#### [Exercise aim]
In this exercise, return the whole listing exactly, excluding any images.

#### [Records for the task]
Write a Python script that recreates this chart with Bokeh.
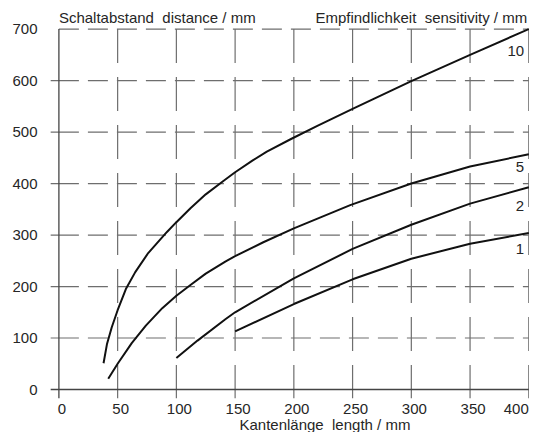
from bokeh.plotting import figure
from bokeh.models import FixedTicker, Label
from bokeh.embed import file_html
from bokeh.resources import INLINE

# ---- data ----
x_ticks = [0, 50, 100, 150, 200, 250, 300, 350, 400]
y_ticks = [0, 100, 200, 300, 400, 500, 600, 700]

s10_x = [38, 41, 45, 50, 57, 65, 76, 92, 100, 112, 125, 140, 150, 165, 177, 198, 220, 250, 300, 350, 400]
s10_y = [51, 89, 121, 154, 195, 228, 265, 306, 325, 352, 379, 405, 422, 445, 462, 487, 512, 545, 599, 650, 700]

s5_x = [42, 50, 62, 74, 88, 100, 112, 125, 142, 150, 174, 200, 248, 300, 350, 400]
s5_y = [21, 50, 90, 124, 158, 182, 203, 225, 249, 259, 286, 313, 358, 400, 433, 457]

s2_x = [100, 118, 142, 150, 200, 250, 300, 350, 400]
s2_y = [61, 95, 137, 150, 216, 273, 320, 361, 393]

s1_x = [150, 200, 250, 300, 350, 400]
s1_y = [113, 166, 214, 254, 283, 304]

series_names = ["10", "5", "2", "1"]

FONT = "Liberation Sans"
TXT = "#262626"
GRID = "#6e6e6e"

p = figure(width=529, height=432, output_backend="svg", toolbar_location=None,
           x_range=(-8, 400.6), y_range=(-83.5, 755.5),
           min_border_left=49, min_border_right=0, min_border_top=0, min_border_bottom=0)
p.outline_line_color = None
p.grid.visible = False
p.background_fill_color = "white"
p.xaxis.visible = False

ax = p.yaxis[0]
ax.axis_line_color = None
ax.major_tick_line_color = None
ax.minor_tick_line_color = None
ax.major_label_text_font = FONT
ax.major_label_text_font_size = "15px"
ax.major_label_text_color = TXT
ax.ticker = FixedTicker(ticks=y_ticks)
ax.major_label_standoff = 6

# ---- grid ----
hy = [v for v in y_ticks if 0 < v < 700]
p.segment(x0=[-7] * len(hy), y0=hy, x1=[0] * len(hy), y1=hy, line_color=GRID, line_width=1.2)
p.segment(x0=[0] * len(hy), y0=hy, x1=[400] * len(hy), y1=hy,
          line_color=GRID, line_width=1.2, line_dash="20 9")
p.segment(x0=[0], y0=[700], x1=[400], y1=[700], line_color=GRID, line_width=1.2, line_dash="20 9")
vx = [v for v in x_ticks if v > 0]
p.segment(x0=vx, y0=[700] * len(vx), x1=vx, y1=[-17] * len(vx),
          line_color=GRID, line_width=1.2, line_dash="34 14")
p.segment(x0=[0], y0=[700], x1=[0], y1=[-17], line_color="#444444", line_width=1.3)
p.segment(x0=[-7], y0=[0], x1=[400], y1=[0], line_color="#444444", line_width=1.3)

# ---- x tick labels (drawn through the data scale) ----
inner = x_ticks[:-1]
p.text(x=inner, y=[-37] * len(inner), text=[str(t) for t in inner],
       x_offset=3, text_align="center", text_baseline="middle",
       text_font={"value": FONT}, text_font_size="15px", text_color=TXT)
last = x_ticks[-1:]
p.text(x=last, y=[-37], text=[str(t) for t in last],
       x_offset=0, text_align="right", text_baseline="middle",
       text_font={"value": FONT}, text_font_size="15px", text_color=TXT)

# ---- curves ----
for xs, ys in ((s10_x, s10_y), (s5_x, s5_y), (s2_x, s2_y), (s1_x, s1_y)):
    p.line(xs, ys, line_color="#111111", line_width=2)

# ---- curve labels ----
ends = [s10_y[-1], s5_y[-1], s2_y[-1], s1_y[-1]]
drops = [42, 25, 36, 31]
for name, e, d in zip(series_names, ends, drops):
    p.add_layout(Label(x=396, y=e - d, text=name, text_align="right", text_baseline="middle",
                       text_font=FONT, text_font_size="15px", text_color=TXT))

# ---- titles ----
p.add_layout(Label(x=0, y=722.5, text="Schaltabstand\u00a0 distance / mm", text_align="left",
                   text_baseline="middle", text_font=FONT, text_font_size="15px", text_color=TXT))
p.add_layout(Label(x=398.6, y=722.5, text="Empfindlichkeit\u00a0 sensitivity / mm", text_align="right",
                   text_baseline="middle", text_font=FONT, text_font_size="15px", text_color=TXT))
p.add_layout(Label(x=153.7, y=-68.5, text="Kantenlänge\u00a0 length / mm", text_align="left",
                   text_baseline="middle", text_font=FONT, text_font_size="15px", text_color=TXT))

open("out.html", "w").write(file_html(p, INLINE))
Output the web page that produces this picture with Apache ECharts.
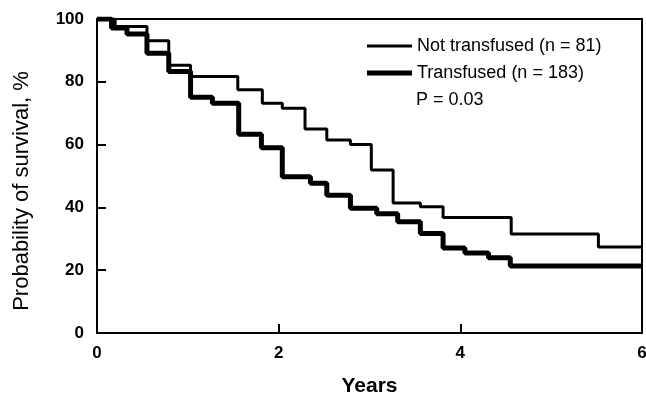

#### [Response to this exercise]
Write a Python script that recreates this chart with Bokeh.
from bokeh.plotting import figure
from bokeh.models import FixedTicker, Label
from bokeh.embed import file_html
from bokeh.resources import INLINE

# ---- data ----
x_ticks = [0, 50, 100, 150, 200, 250, 300, 350, 400]
y_ticks = [0, 100, 200, 300, 400, 500, 600, 700]

s10_x = [38, 41, 45, 50, 57, 65, 76, 92, 100, 112, 125, 140, 150, 165, 177, 198, 220, 250, 300, 350, 400]
s10_y = [51, 89, 121, 154, 195, 228, 265, 306, 325, 352, 379, 405, 422, 445, 462, 487, 512, 545, 599, 650, 700]

s5_x = [42, 50, 62, 74, 88, 100, 112, 125, 142, 150, 174, 200, 248, 300, 350, 400]
s5_y = [21, 50, 90, 124, 158, 182, 203, 225, 249, 259, 286, 313, 358, 400, 433, 457]

s2_x = [100, 118, 142, 150, 200, 250, 300, 350, 400]
s2_y = [61, 95, 137, 150, 216, 273, 320, 361, 393]

s1_x = [150, 200, 250, 300, 350, 400]
s1_y = [113, 166, 214, 254, 283, 304]

series_names = ["10", "5", "2", "1"]

FONT = "Liberation Sans"
TXT = "#262626"
GRID = "#6e6e6e"

p = figure(width=529, height=432, output_backend="svg", toolbar_location=None,
           x_range=(-8, 400.6), y_range=(-83.5, 755.5),
           min_border_left=49, min_border_right=0, min_border_top=0, min_border_bottom=0)
p.outline_line_color = None
p.grid.visible = False
p.background_fill_color = "white"
p.xaxis.visible = False

ax = p.yaxis[0]
ax.axis_line_color = None
ax.major_tick_line_color = None
ax.minor_tick_line_color = None
ax.major_label_text_font = FONT
ax.major_label_text_font_size = "15px"
ax.major_label_text_color = TXT
ax.ticker = FixedTicker(ticks=y_ticks)
ax.major_label_standoff = 6

# ---- grid ----
hy = [v for v in y_ticks if 0 < v < 700]
p.segment(x0=[-7] * len(hy), y0=hy, x1=[0] * len(hy), y1=hy, line_color=GRID, line_width=1.2)
p.segment(x0=[0] * len(hy), y0=hy, x1=[400] * len(hy), y1=hy,
          line_color=GRID, line_width=1.2, line_dash="20 9")
p.segment(x0=[0], y0=[700], x1=[400], y1=[700], line_color=GRID, line_width=1.2, line_dash="20 9")
vx = [v for v in x_ticks if v > 0]
p.segment(x0=vx, y0=[700] * len(vx), x1=vx, y1=[-17] * len(vx),
          line_color=GRID, line_width=1.2, line_dash="34 14")
p.segment(x0=[0], y0=[700], x1=[0], y1=[-17], line_color="#444444", line_width=1.3)
p.segment(x0=[-7], y0=[0], x1=[400], y1=[0], line_color="#444444", line_width=1.3)

# ---- x tick labels (drawn through the data scale) ----
inner = x_ticks[:-1]
p.text(x=inner, y=[-37] * len(inner), text=[str(t) for t in inner],
       x_offset=3, text_align="center", text_baseline="middle",
       text_font={"value": FONT}, text_font_size="15px", text_color=TXT)
last = x_ticks[-1:]
p.text(x=last, y=[-37], text=[str(t) for t in last],
       x_offset=0, text_align="right", text_baseline="middle",
       text_font={"value": FONT}, text_font_size="15px", text_color=TXT)

# ---- curves ----
for xs, ys in ((s10_x, s10_y), (s5_x, s5_y), (s2_x, s2_y), (s1_x, s1_y)):
    p.line(xs, ys, line_color="#111111", line_width=2)

# ---- curve labels ----
ends = [s10_y[-1], s5_y[-1], s2_y[-1], s1_y[-1]]
drops = [42, 25, 36, 31]
for name, e, d in zip(series_names, ends, drops):
    p.add_layout(Label(x=396, y=e - d, text=name, text_align="right", text_baseline="middle",
                       text_font=FONT, text_font_size="15px", text_color=TXT))

# ---- titles ----
p.add_layout(Label(x=0, y=722.5, text="Schaltabstand\u00a0 distance / mm", text_align="left",
                   text_baseline="middle", text_font=FONT, text_font_size="15px", text_color=TXT))
p.add_layout(Label(x=398.6, y=722.5, text="Empfindlichkeit\u00a0 sensitivity / mm", text_align="right",
                   text_baseline="middle", text_font=FONT, text_font_size="15px", text_color=TXT))
p.add_layout(Label(x=153.7, y=-68.5, text="Kantenlänge\u00a0 length / mm", text_align="left",
                   text_baseline="middle", text_font=FONT, text_font_size="15px", text_color=TXT))

open("out.html", "w").write(file_html(p, INLINE))
Output the web page that produces this picture with Apache ECharts.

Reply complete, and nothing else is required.